### EXERCISE MATERIAL
# # #

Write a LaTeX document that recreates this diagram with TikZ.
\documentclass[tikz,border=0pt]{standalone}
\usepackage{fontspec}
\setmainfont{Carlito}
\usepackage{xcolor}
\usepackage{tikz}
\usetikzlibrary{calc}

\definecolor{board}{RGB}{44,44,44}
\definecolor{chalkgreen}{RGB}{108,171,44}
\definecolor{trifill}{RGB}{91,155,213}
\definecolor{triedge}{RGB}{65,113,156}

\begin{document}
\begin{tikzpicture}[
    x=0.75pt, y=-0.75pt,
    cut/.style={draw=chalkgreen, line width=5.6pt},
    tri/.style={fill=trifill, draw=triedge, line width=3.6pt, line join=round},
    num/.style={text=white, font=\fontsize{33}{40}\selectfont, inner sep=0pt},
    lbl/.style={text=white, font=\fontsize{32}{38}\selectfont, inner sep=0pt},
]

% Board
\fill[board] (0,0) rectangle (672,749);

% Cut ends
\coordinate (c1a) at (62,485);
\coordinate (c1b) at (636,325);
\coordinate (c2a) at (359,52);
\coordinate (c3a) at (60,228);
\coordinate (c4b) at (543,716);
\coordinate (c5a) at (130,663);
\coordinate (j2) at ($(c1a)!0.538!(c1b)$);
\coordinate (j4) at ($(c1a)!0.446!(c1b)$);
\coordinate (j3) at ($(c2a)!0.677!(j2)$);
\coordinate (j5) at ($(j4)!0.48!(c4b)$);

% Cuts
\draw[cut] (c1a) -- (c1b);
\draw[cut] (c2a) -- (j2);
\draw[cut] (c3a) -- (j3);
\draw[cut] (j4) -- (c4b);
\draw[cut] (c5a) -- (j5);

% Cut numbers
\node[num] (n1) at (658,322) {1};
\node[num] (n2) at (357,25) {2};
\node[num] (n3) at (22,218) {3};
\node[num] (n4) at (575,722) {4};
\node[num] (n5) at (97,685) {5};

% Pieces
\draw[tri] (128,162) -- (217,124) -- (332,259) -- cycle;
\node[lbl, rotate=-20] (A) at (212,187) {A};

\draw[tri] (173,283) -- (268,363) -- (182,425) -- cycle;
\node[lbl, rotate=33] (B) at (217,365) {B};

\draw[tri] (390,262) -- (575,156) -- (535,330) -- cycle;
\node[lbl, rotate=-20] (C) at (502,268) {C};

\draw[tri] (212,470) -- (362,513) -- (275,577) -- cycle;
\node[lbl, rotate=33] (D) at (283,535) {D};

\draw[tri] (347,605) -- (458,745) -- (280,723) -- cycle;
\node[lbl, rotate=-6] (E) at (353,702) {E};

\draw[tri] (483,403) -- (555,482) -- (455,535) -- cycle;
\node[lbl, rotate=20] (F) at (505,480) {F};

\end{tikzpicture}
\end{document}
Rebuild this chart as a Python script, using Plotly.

# # #

### REQUIRED TASK
Please return every line from the first one in the records above down to the line containing "(n5) at (97,685)", including both, exactly as written and nothing more.

### RESPONSE TO THE TASK
Write a LaTeX document that recreates this diagram with TikZ.
\documentclass[tikz,border=0pt]{standalone}
\usepackage{fontspec}
\setmainfont{Carlito}
\usepackage{xcolor}
\usepackage{tikz}
\usetikzlibrary{calc}

\definecolor{board}{RGB}{44,44,44}
\definecolor{chalkgreen}{RGB}{108,171,44}
\definecolor{trifill}{RGB}{91,155,213}
\definecolor{triedge}{RGB}{65,113,156}

\begin{document}
\begin{tikzpicture}[
    x=0.75pt, y=-0.75pt,
    cut/.style={draw=chalkgreen, line width=5.6pt},
    tri/.style={fill=trifill, draw=triedge, line width=3.6pt, line join=round},
    num/.style={text=white, font=\fontsize{33}{40}\selectfont, inner sep=0pt},
    lbl/.style={text=white, font=\fontsize{32}{38}\selectfont, inner sep=0pt},
]

% Board
\fill[board] (0,0) rectangle (672,749);

% Cut ends
\coordinate (c1a) at (62,485);
\coordinate (c1b) at (636,325);
\coordinate (c2a) at (359,52);
\coordinate (c3a) at (60,228);
\coordinate (c4b) at (543,716);
\coordinate (c5a) at (130,663);
\coordinate (j2) at ($(c1a)!0.538!(c1b)$);
\coordinate (j4) at ($(c1a)!0.446!(c1b)$);
\coordinate (j3) at ($(c2a)!0.677!(j2)$);
\coordinate (j5) at ($(j4)!0.48!(c4b)$);

% Cuts
\draw[cut] (c1a) -- (c1b);
\draw[cut] (c2a) -- (j2);
\draw[cut] (c3a) -- (j3);
\draw[cut] (j4) -- (c4b);
\draw[cut] (c5a) -- (j5);

% Cut numbers
\node[num] (n1) at (658,322) {1};
\node[num] (n2) at (357,25) {2};
\node[num] (n3) at (22,218) {3};
\node[num] (n4) at (575,722) {4};
\node[num] (n5) at (97,685) {5};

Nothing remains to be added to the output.